→ WHAT YOU WILL DO
Copy the material below verbatim from the line with "Clone this chart in Chart.js." to the line with "['nejčastěji', 'často', 'občas', 'málokdy', 'nesleduje vůbec'];", both lines included, omitting pictures and every line outside that range.
═════ RECORDED INFORMATION
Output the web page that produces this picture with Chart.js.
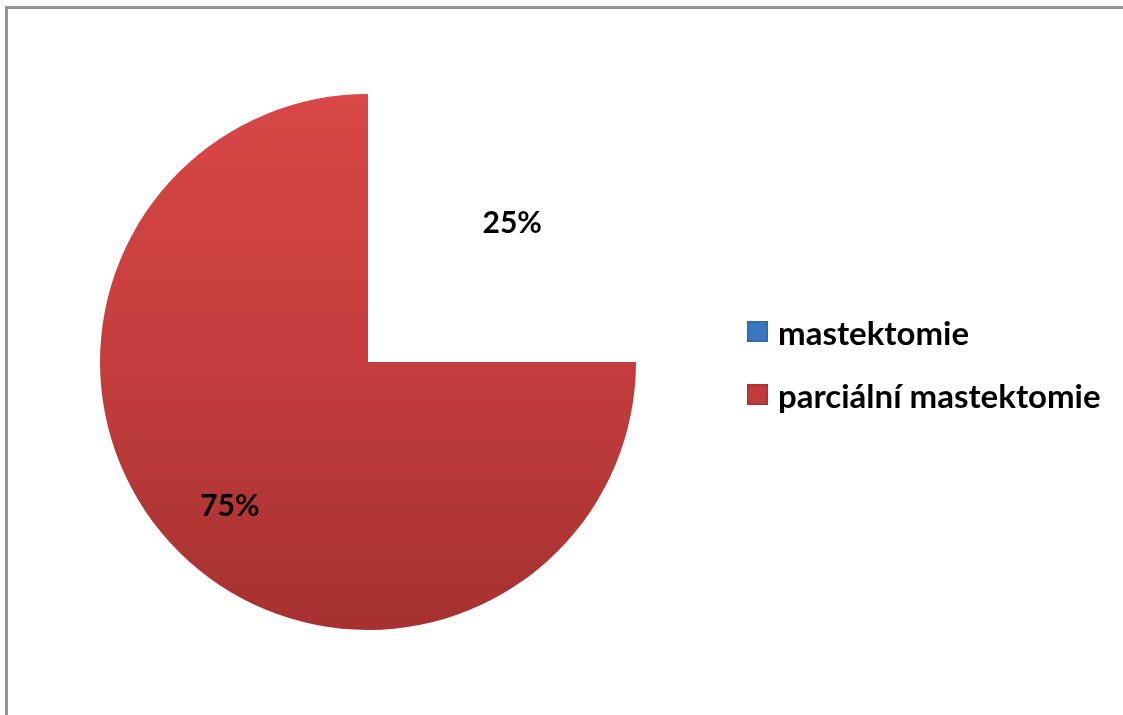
<!DOCTYPE html>
<html lang="cs">
<head>
  <meta charset="UTF-8" />
  <title>mastektomie</title>
  <style>
    html, body { margin: 0; padding: 0; background: #fff; overflow: hidden; width: 1123px; height: 715px; }
    .line { position: absolute; background: #939393; }
    #wrap { position: absolute; left: 0; top: 0; width: 1123px; height: 715px; }
    #legend { position: absolute; left: 747px; top: 300px; font-family: Lato, sans-serif;
              font-weight: bold; font-size: 33px; color: #000; }
    #legend div { height: 63px; display: flex; align-items: center; }
    #legend span.box { display: inline-block; width: 21px; height: 21px; margin-right: 10px;
                       box-shadow: inset 0 0 3px rgba(0,0,0,0.35); }
  </style>
</head>
<body>
<div class="line" style="left:5px; top:6px; width:1118px; height:3px;"></div>
<div class="line" style="left:5px; top:6px; width:3px; height:709px;"></div>
<div id="wrap"><canvas id="chart" width="1123" height="715"></canvas></div>
<div id="legend"></div>

<script src="https://cdn.jsdelivr.net/npm/chart.js"></script>
<script>
const labels = ['mastektomie', 'parciální mastektomie'];
const values = [25, 75];
const percentLabels = ['25%', '75%'];
const legendColors = ['#3b76c0', '#c23a3b'];

// legenda jako HTML text
const legend = document.getElementById('legend');
labels.forEach((name, i) => {
  const row = document.createElement('div');
  row.innerHTML = '<span class="box" style="background:' + legendColors[i] + '"></span>' + name;
  legend.appendChild(row);
});

// popisky procent uvnitř výsečí
const percentPlugin = {
  id: 'percentLabels',
  afterDatasetsDraw(chart) {
    const ctx = chart.ctx;
    const meta = chart.getDatasetMeta(0);
    ctx.save();
    ctx.font = 'bold 30px Lato, sans-serif';
    ctx.fillStyle = '#000';
    ctx.textAlign = 'center';
    ctx.textBaseline = 'middle';
    meta.data.forEach((arc, i) => {
      const p = arc.getProps(['x', 'y', 'startAngle', 'endAngle', 'outerRadius']);
      const mid = (p.startAngle + p.endAngle) / 2;
      const r = p.outerRadius * 0.745;
      ctx.fillText(percentLabels[i], p.x + Math.cos(mid) * r + 3, p.y + Math.sin(mid) * r + 3);
    });
    ctx.restore();
  }
};

// výseč "mastektomie" je v předloze prázdná (bílá), druhá má červený přechod
function sliceFill(context) {
  if (context.dataIndex === 0) return 'rgba(255,255,255,0)';
  const area = context.chart.chartArea;
  if (!area) return legendColors[1];
  const g = context.chart.ctx.createLinearGradient(0, area.top, 0, area.bottom);
  g.addColorStop(0, '#d94747');
  g.addColorStop(0.5, '#c33d3c');
  g.addColorStop(1, '#a63131');
  return g;
}

new Chart(document.getElementById('chart'), {
  type: 'pie',
  data: {
    labels: labels,
    datasets: [{
      data: values,
      backgroundColor: sliceFill,
      borderWidth: 0,
      hoverOffset: 0
    }]
  },
  options: {
    responsive: false,
    animation: false,
    events: [],
    layout: { padding: { left: 100, top: 93, right: 487, bottom: 84 } },
    plugins: { legend: { display: false }, tooltip: { enabled: false } }
  },
  plugins: [percentPlugin]
});
</script>
</body>
</html>
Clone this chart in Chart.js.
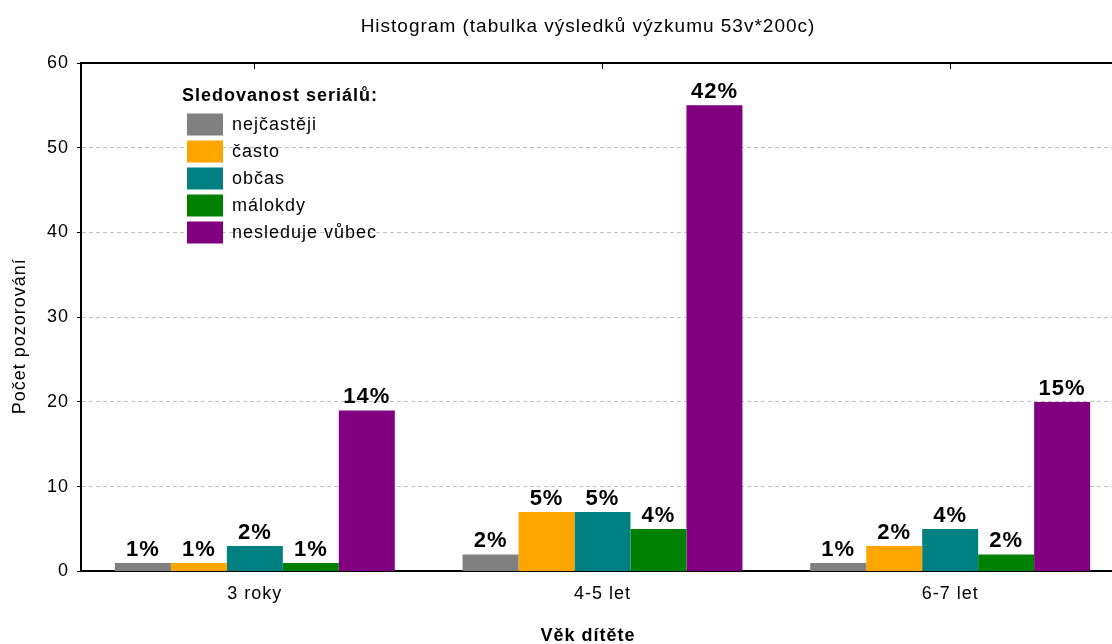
<!DOCTYPE html>
<html lang="cs">
<head>
<meta charset="UTF-8">
<title>Histogram</title>
<style>
    html, body { margin: 0; padding: 0; overflow: hidden; background: #fff; }
    #chart-box { width: 1176px; height: 644px; }
</style>
</head>
<body>
<div id="chart-box"><canvas id="histogram"></canvas></div>

<script src="https://cdn.jsdelivr.net/npm/chart.js"></script>
<script>
    // categories
    const ageGroups = ['3 roky', '4-5 let', '6-7 let'];
    const seriesNames = ['nejčastěji', 'často', 'občas', 'málokdy', 'nesleduje vůbec'];

    // counts per series
    const nejcasteji = [1, 2, 1];
    const casto = [1, 7, 3];
    const obcas = [3, 7, 5];
    const malokdy = [1, 5, 2];
    const nesleduje = [19, 55, 20];

    // percentage labels above bars
    const pctNejcasteji = ['1%', '2%', '1%'];
    const pctCasto = ['1%', '5%', '2%'];
    const pctObcas = ['2%', '5%', '4%'];
    const pctMalokdy = ['1%', '4%', '2%'];
    const pctNesleduje = ['14%', '42%', '15%'];

    const seriesValues = [nejcasteji, casto, obcas, malokdy, nesleduje];
    const seriesPct = [pctNejcasteji, pctCasto, pctObcas, pctMalokdy, pctNesleduje];
    const seriesColors = ['#808080', '#FFA500', '#008080', '#008000', '#800080'];

    Chart.defaults.font.family = "'Liberation Sans', Arial, sans-serif";
    Chart.defaults.font.size = 18;
    Chart.defaults.color = '#000';

    // wider letter spacing like the original export
    const spacing = {
        id: 'spacing',
        beforeUpdate(chart) { chart.ctx.letterSpacing = '1px'; },
        beforeDraw(chart) { chart.ctx.letterSpacing = '1px'; }
    };

    // put the legend inside the plot, top left
    const legendSpot = {
        id: 'legendSpot',
        afterLayout(chart) {
            const area = chart.chartArea;
            chart.legend.left = area.left + 101;
            chart.legend.top = area.top + 21;
        }
    };

    const pctLabels = {
        id: 'pctLabels',
        afterDatasetsDraw(chart) {
            const ctx = chart.ctx;
            ctx.save();
            ctx.font = "bold 22px 'Liberation Sans', Arial, sans-serif";
            ctx.fillStyle = '#000';
            ctx.textAlign = 'center';
            ctx.textBaseline = 'alphabetic';
            chart.data.datasets.forEach((ds, i) => {
                chart.getDatasetMeta(i).data.forEach((bar, j) => {
                    ctx.fillText(seriesPct[i][j], bar.x, bar.y - 7);
                });
            });
            ctx.restore();
        }
    };

    const datasets = seriesNames.map((name, i) => ({
        label: name,
        data: seriesValues[i],
        backgroundColor: seriesColors[i],
        borderWidth: 0,
        categoryPercentage: 0.805,
        barPercentage: 1.0
    }));

    new Chart(document.getElementById('histogram'), {
        type: 'bar',
        data: { labels: ageGroups, datasets: datasets },
        options: {
            responsive: true,
            maintainAspectRatio: false,
            animation: false,
            plugins: {
                title: {
                    display: true,
                    text: 'Histogram (tabulka výsledků výzkumu 53v*200c)',
                    color: '#000',
                    font: { size: 19, weight: 'normal' },
                    padding: { top: 15.6, bottom: 24.6 }
                },
                subtitle: {
                    display: true,
                    position: 'bottom',
                    text: 'Věk dítěte',
                    color: '#000',
                    font: { size: 18, weight: 'bold' },
                    padding: { top: 0, bottom: -3 }
                },
                legend: {
                    position: 'chartArea',
                    align: 'start',
                    labels: { boxWidth: 36, boxHeight: 22, padding: 5, color: '#000', font: { size: 18 } },
                    title: {
                        display: true,
                        text: 'Sledovanost seriálů:',
                        color: '#000',
                        position: 'start',
                        font: { size: 18, weight: 'bold' },
                        padding: { top: 3, bottom: 0 }
                    }
                },
                tooltip: { enabled: false }
            },
            scales: {
                x: {
                    type: 'category',
                    position: 'bottom',
                    offset: true,
                    grid: { display: true, offset: false, drawOnChartArea: false, tickLength: -6, tickColor: '#000', color: '#000' },
                    border: { display: true, color: '#000', width: 2 },
                    ticks: { color: '#000', padding: 18 },
                    afterFit: s => { s.height = 54; }
                },
                xTop: {
                    type: 'category',
                    position: 'top',
                    offset: true,
                    grid: { display: true, offset: false, drawOnChartArea: false, tickLength: -6, tickColor: '#000', color: '#000' },
                    border: { display: true, color: '#000', width: 2 },
                    ticks: { display: false },
                    afterFit: s => { s.height = 0; }
                },
                y: {
                    min: 0,
                    max: 60,
                    ticks: { stepSize: 10, padding: 8, color: '#000' },
                    grid: { color: '#c0c0c0', lineWidth: 1, tickColor: '#000', tickLength: 4 },
                    border: { display: true, color: '#000', width: 2, dash: [4, 3] },
                    title: {
                        display: true,
                        text: 'Počet pozorování\u2003\u2003',
                        color: '#000',
                        font: { size: 18 },
                        padding: { top: 9, bottom: 0 }
                    },
                    afterFit: s => { s.width = 81; }
                },
                yPad: {
                    type: 'linear',
                    position: 'right',
                    display: true,
                    ticks: { display: false },
                    grid: { display: false },
                    border: { display: false },
                    afterFit: s => { s.width = 52; }
                }
            }
        },
        plugins: [spacing, legendSpot, pctLabels]
    });
</script>
</body>
</html>
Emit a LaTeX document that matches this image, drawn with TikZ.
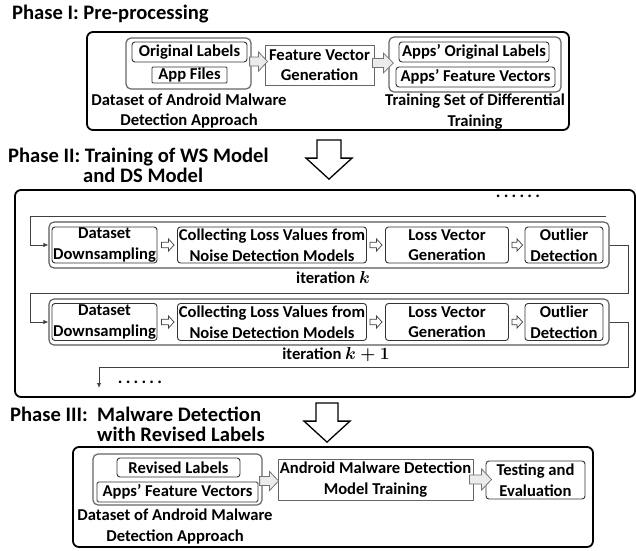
══════════
→ THE OUTPUT
Clone this chart in Chart.js.
<!DOCTYPE html>
<html lang="cs">
<head>
<meta charset="UTF-8">
<title>Histogram</title>
<style>
    html, body { margin: 0; padding: 0; overflow: hidden; background: #fff; }
    #chart-box { width: 1176px; height: 644px; }
</style>
</head>
<body>
<div id="chart-box"><canvas id="histogram"></canvas></div>

<script src="https://cdn.jsdelivr.net/npm/chart.js"></script>
<script>
    // categories
    const ageGroups = ['3 roky', '4-5 let', '6-7 let'];
    const seriesNames = ['nejčastěji', 'často', 'občas', 'málokdy', 'nesleduje vůbec'];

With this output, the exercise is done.